Do you need to put down a deposit when using OPM?
Some OPM methods may require a deposit, to show that you have some skin in the game and are therefore taking it seriously enough. This depends on the OPM method that you choose, however, because there are no hard and fast rules when it comes to using OPM for your house flipping project. It’s advisable to discuss with the lender that you’ve chosen, ahead of time, to find out what their expectations are in terms of a deposit.
How to find the right partner for real estate investments
Finding the right partner for your real estate investing journey depends on your goals and objectives. You’ll need to ask yourself how quickly you need funding, what kind of interest rates you can work with, how long you’ll need to pay off the loan and how much you need.
For example…
If you’re looking to get the best fix and flip deal, you’ll need access to funding quickly so that you can beat the competition and jump on good deals when you see them. If you’re looking for a funding option that gives you the funds for both the purchase and the renovation, you’ll need a loan large enough to cover this.

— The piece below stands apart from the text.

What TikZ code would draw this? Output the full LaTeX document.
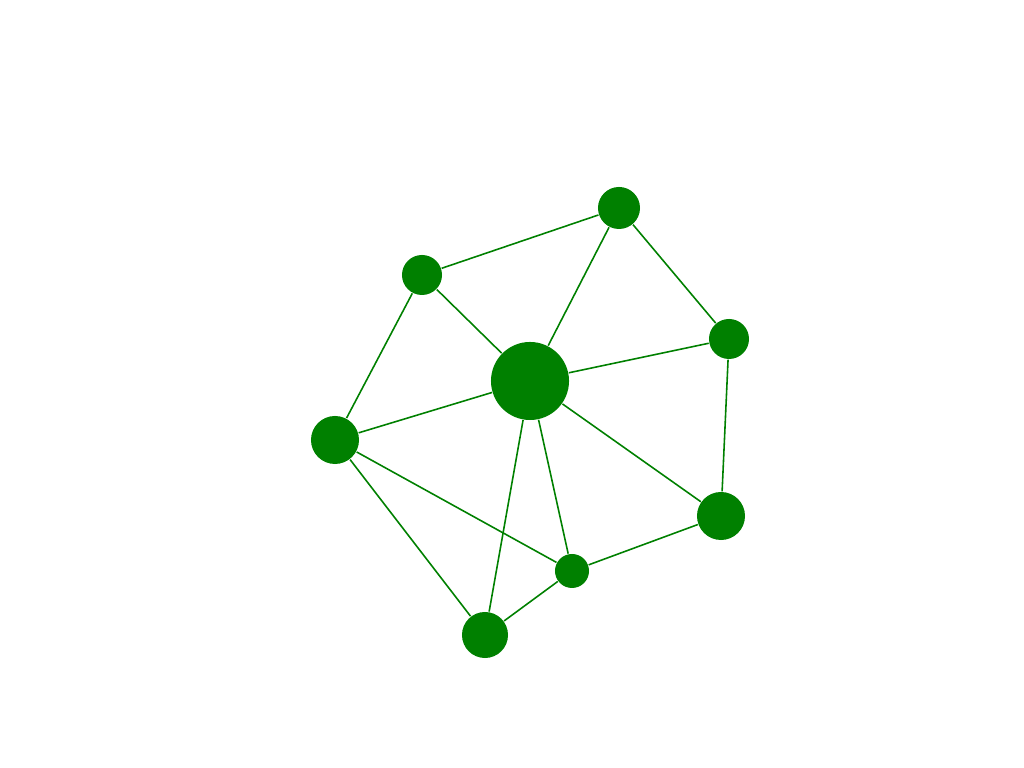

Hard money loans offer all of the above advantages and more, with a quick approval process, higher loan amounts and low barriers to entry, they’re one of the most popular ways to lend. New Silver is a hard money lender that offers not only a fix and flip loan of up to $5,000,000, but also loan terms of up to 24 months and up to 100% construction financing. New Silver’s fast funding is hard to beat, with funds being paid out in as little as 5 days after loan approval.
Final thoughts
Using other people’s money for your house flipping projects can be a great tool, however it will involve being savvy and creative with your financing so that you come out making a good profit. You can start by building your network and creating a circle of people in the real estate industry who could be instrumental to the process. From there, you should outline your goals and objectives, then look for the right financing method to suit you.